Capricci a ressorti mercredi 29 juin en salles L’Emprise des ténèbres (1988) de Wes Craven sous son titre original américain : The Serpent and the Rainbow.
Cette réédition bienvenue coïncide avec une rétrospective intégrale des films de Wes Craven à la Cinémathèque française, du 29 juin au 31 juillet.
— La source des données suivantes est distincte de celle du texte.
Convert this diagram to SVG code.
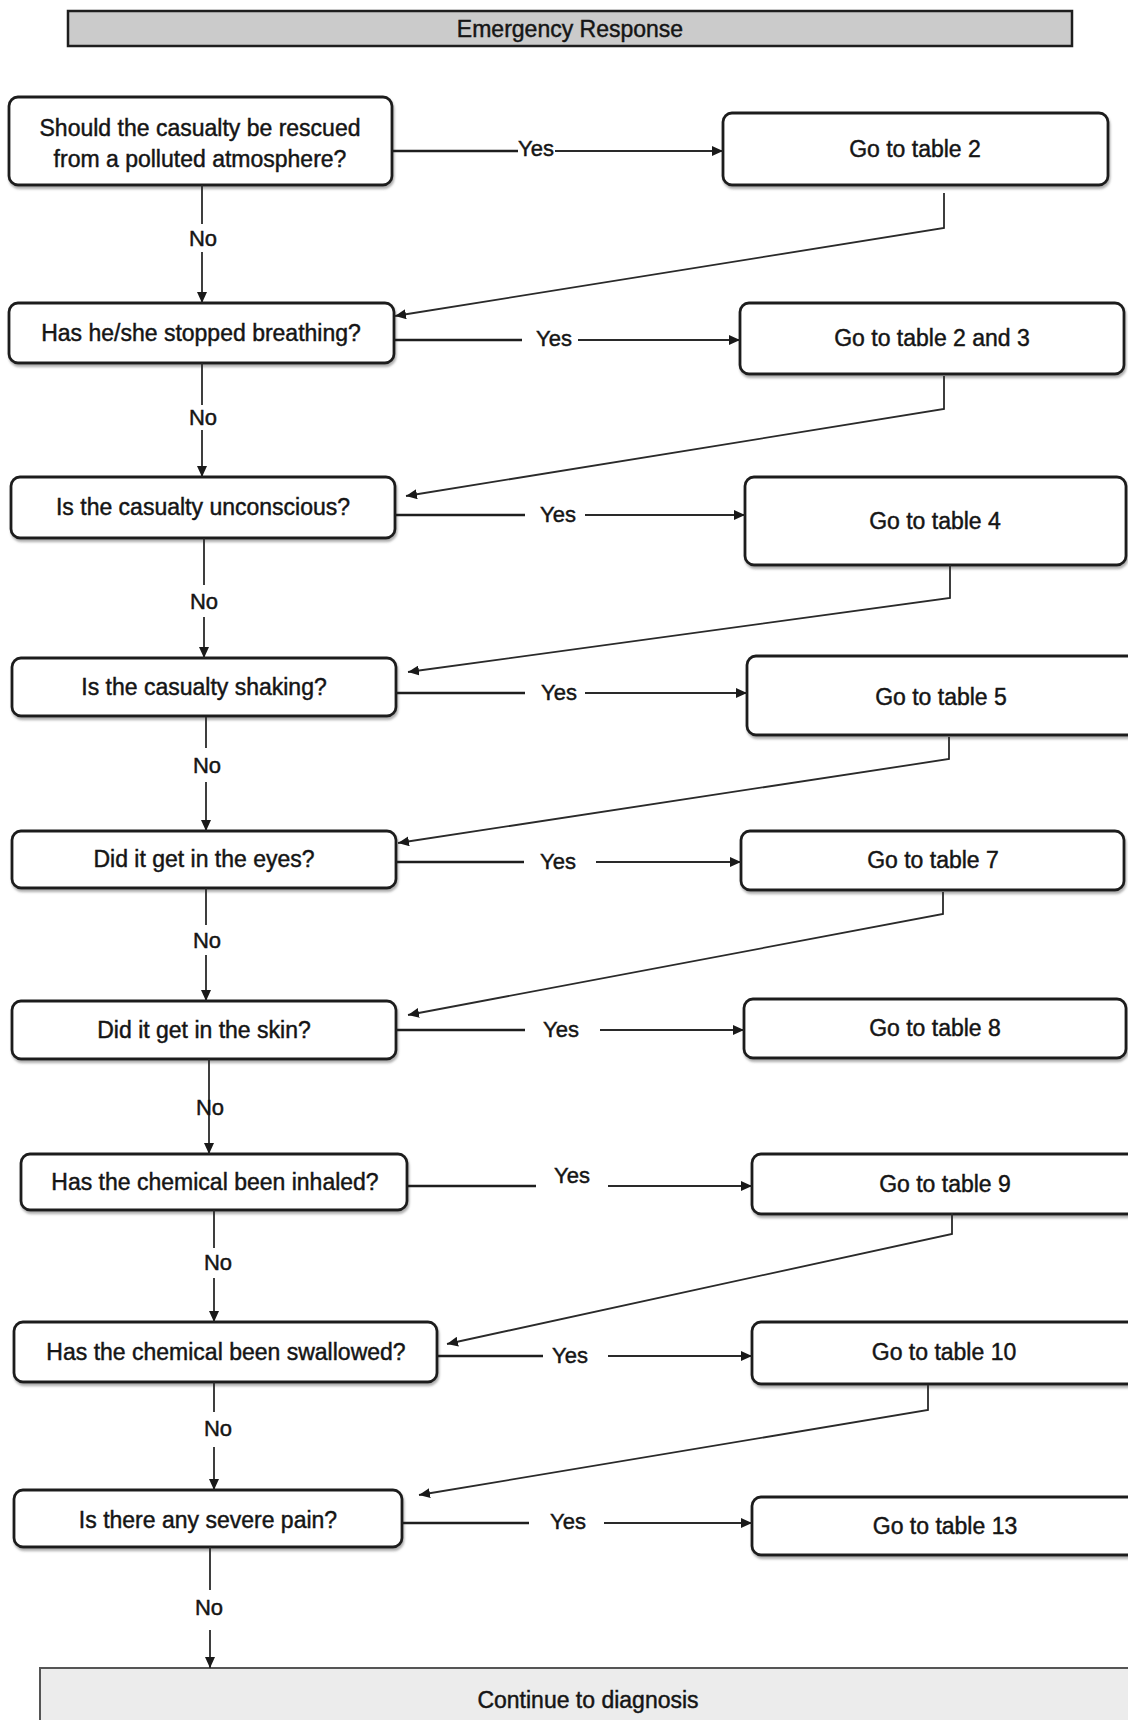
<svg xmlns="http://www.w3.org/2000/svg" width="1128" height="1720" viewBox="0 0 1128 1720">
<style>
.box{fill:#fff;stroke:#1e1e1e;stroke-width:2.8;filter:url(#sh)}
.t{font-family:"Liberation Sans",Arial,sans-serif;font-size:23px;fill:#151515;stroke:#151515;stroke-width:0.45;text-anchor:middle;dominant-baseline:central}
.lbl{font-family:"Liberation Sans",Arial,sans-serif;font-size:22px;fill:#151515;stroke:#151515;stroke-width:0.45;text-anchor:middle;dominant-baseline:central}
.c{fill:none;stroke:#2a2a2a;stroke-width:1.8}
.c0{fill:none;stroke:#1e1e1e;stroke-width:2.6}
.a{marker-end:url(#ah)}
</style>
<defs>
<marker id="ah" markerUnits="userSpaceOnUse" markerWidth="11" markerHeight="10" refX="11" refY="5" orient="auto">
<path d="M0,0 L11,5 L0,10 z" fill="#1a1a1a"/>
</marker>
<filter id="sh" x="-5%" y="-10%" width="110%" height="130%">
<feDropShadow dx="1" dy="2.5" stdDeviation="1.2" flood-color="#777" flood-opacity="0.6"/>
</filter>
</defs>
<rect width="1128" height="1720" fill="#fff"/>

<g id="title">
<rect x="68" y="11" width="1004" height="35" fill="#cbcbcb" stroke="#1e1e1e" stroke-width="2.5"/>
<text class="t" x="570" y="29">Emergency Response</text>
</g>

<g id="q1"><rect class="box" x="9" y="97" width="383" height="88" rx="9"/>
<text class="t" x="200" y="128">Should the casualty be rescued</text>
<text class="t" x="200" y="159">from a polluted atmosphere?</text></g>
<g id="t2"><rect class="box" x="723" y="113" width="385" height="72" rx="9"/>
<text class="t" x="915" y="149">Go to table 2</text></g>

<g id="q2"><rect class="box" x="9" y="303" width="385" height="60" rx="9"/>
<text class="t" x="201" y="333">Has he/she stopped breathing?</text></g>
<g id="t23"><rect class="box" x="740" y="303" width="384" height="71" rx="9"/>
<text class="t" x="932" y="338">Go to table 2 and 3</text></g>

<g id="q3"><rect class="box" x="11" y="477" width="384" height="61" rx="9"/>
<text class="t" x="203" y="507">Is the casualty unconscious?</text></g>
<g id="t4"><rect class="box" x="745" y="477" width="381" height="88" rx="9"/>
<text class="t" x="935" y="521">Go to table 4</text></g>

<g id="q4"><rect class="box" x="12" y="658" width="384" height="58" rx="9"/>
<text class="t" x="204" y="687">Is the casualty shaking?</text></g>
<g id="t5"><rect class="box" x="747" y="656" width="390" height="79" rx="9"/>
<text class="t" x="941" y="697">Go to table 5</text></g>

<g id="q5"><rect class="box" x="12" y="831" width="384" height="57" rx="9"/>
<text class="t" x="204" y="859">Did it get in the eyes?</text></g>
<g id="t7"><rect class="box" x="741" y="831" width="383" height="59" rx="9"/>
<text class="t" x="933" y="860">Go to table 7</text></g>

<g id="q6"><rect class="box" x="12" y="1001" width="384" height="58" rx="9"/>
<text class="t" x="204" y="1030">Did it get in the skin?</text></g>
<g id="t8"><rect class="box" x="744" y="999" width="382" height="59" rx="9"/>
<text class="t" x="935" y="1028">Go to table 8</text></g>

<g id="q7"><rect class="box" x="21" y="1154" width="386" height="56" rx="9"/>
<text class="t" x="215" y="1182">Has the chemical been inhaled?</text></g>
<g id="t9"><rect class="box" x="752" y="1154" width="385" height="60" rx="9"/>
<text class="t" x="945" y="1184">Go to table 9</text></g>

<g id="q8"><rect class="box" x="14" y="1322" width="423" height="60" rx="9"/>
<text class="t" x="226" y="1352">Has the chemical been swallowed?</text></g>
<g id="t10"><rect class="box" x="752" y="1322" width="385" height="62" rx="9"/>
<text class="t" x="944" y="1352">Go to table 10</text></g>

<g id="q9"><rect class="box" x="14" y="1490" width="388" height="57" rx="9"/>
<text class="t" x="208" y="1520">Is there any severe pain?</text></g>
<g id="t13"><rect class="box" x="752" y="1497" width="385" height="58" rx="9"/>
<text class="t" x="945" y="1526">Go to table 13</text></g>

<g id="end"><rect x="40" y="1668" width="1100" height="70" fill="#ececec" stroke="#555" stroke-width="2"/>
<text class="t" x="588" y="1700">Continue to diagnosis</text></g>

<g id="connectors">
<path class="c0" d="M392,151 H518"/><path class="c a" d="M555,151 H723"/>
<text class="lbl" x="536" y="148">Yes</text>
<path class="c" d="M202,185 V224"/><path class="c a" d="M202,252 V303"/>
<text class="lbl" x="203" y="238">No</text>
<path class="c a" d="M944,193 V228 L395,316"/>

<path class="c0" d="M394,340 H522"/><path class="c a" d="M578,340 H740"/>
<text class="lbl" x="554" y="338">Yes</text>
<path class="c" d="M202,363 V405"/><path class="c a" d="M202,430 V477"/>
<text class="lbl" x="203" y="417">No</text>
<path class="c a" d="M944,376 V409 L406,496"/>

<path class="c0" d="M395,515 H525"/><path class="c a" d="M585,515 H745"/>
<text class="lbl" x="558" y="514">Yes</text>
<path class="c" d="M204,538 V585"/><path class="c a" d="M204,617 V658"/>
<text class="lbl" x="204" y="601">No</text>
<path class="c a" d="M950,565 V598 L408,672"/>

<path class="c0" d="M396,693 H525"/><path class="c a" d="M585,693 H747"/>
<text class="lbl" x="559" y="692">Yes</text>
<path class="c" d="M206,717 V748"/><path class="c a" d="M206,782 V831"/>
<text class="lbl" x="207" y="765">No</text>
<path class="c a" d="M949,737 V759 L398,843"/>

<path class="c0" d="M396,862 H524"/><path class="c a" d="M596,862 H741"/>
<text class="lbl" x="558" y="861">Yes</text>
<path class="c" d="M206,888 V925"/><path class="c a" d="M206,955 V1001"/>
<text class="lbl" x="207" y="940">No</text>
<path class="c a" d="M943,892 V914 L408,1015"/>

<path class="c0" d="M396,1030 H525"/><path class="c a" d="M600,1030 H744"/>
<text class="lbl" x="561" y="1029">Yes</text>
<path class="c a" d="M209,1059 V1154"/>
<text class="lbl" x="210" y="1107">No</text>

<path class="c0" d="M407,1186 H536"/><path class="c a" d="M608,1186 H752"/>
<text class="lbl" x="572" y="1175">Yes</text>
<path class="c" d="M214,1210 V1248"/><path class="c a" d="M214,1278 V1322"/>
<text class="lbl" x="218" y="1262">No</text>
<path class="c a" d="M952,1213 V1234 L447,1344"/>

<path class="c0" d="M437,1356 H543"/><path class="c a" d="M608,1356 H752"/>
<text class="lbl" x="570" y="1355">Yes</text>
<path class="c" d="M214,1382 V1412"/><path class="c a" d="M214,1447 V1490"/>
<text class="lbl" x="218" y="1428">No</text>
<path class="c a" d="M928,1385 V1410 L419,1495"/>

<path class="c0" d="M402,1523 H529"/><path class="c a" d="M604,1523 H752"/>
<text class="lbl" x="568" y="1521">Yes</text>
<path class="c" d="M210,1547 V1590"/><path class="c a" d="M210,1630 V1668"/>
<text class="lbl" x="209" y="1607">No</text>
</g>
</svg>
L’Emprise des ténèbres propose une approche anthropologique de la figure du zombie et confronte en Haïti les superstitions vaudous avec la menace physique des tontons macoutes. L’Emprise des ténèbres est sans doute le meilleur film de Wes Craven, avec Le Sous-sol de la peur produit trois ans plus tard. Le temps de ces deux films inventifs et terrifiants Craven renoue avec la veine contestataire et politique de ses débuts. L’Emprise des ténèbres tranche avec le cinéma fantastique américain des années 80, qui visait le public adolescent et s’orientait franchement vers la parodie et la pop culture. Le succès commercial des Griffes de la nuit de Wes Craven et surtout ses suites transformant en bouffon comique le croquemitaine Freddy Krueger avaient participé à cette mode. Il y a de nombreuses séquences oniriques et des hallucinations terrifiantes dans L’Emprise des ténèbres, qui renvoient forcément aux cauchemars surréalistes et mortels des Griffes de la nuit, mais elles se situent dans un contexte totalement différent. L’Emprise des ténèbres se distingue par son traitement adulte d’un sujet géopolitique, qui nous emmène en Haïti, à la veille de la chute du président Jean-Claude Duvalier, dans un pays en proie au chaos et à la guerre civile. Craven a souvent déclaré que ses films d’horreur étaient d’essence réaliste et sociologique. Le style parfois documentaire du film provient des conditions de son tournage périlleux, d’abord en Haïti après le départ de Duvalier, quand le pays était aux mains de l’armée, puis à Saint-Domingue pour des raisons de sécurité. Dans L’Emprise des ténèbres, c’est l’industrie pharmaceutique américaine qui missionne un anthropologue interprété par Bill Pullman (photo en tête de texte) pour ramener une drogue vaudou qui peut transformer les gens en zombies, afin de l’exploiter commercialement comme un puissant anesthésique. L’avidité et le cynisme des grands groupes capitalistes rencontrent la violence de la dictature et l’extrême pauvreté des Antilles, sur le même continent nord-américain. La plupart des péripéties du scénario s’inspirent de faits réels, ou reportés comme tels. Il en va de même pour les personnages que le chercheur américain croise sur son chemin à Port-au-Prince. Dargent Peytaud (Zakes Mokae), le grand méchant du film, est particulièrement réussi, sorcier vaudou à la tête des tontons macoutes, associant torture et magie noire pour se débarrasser des opposants du régime de Duvalier.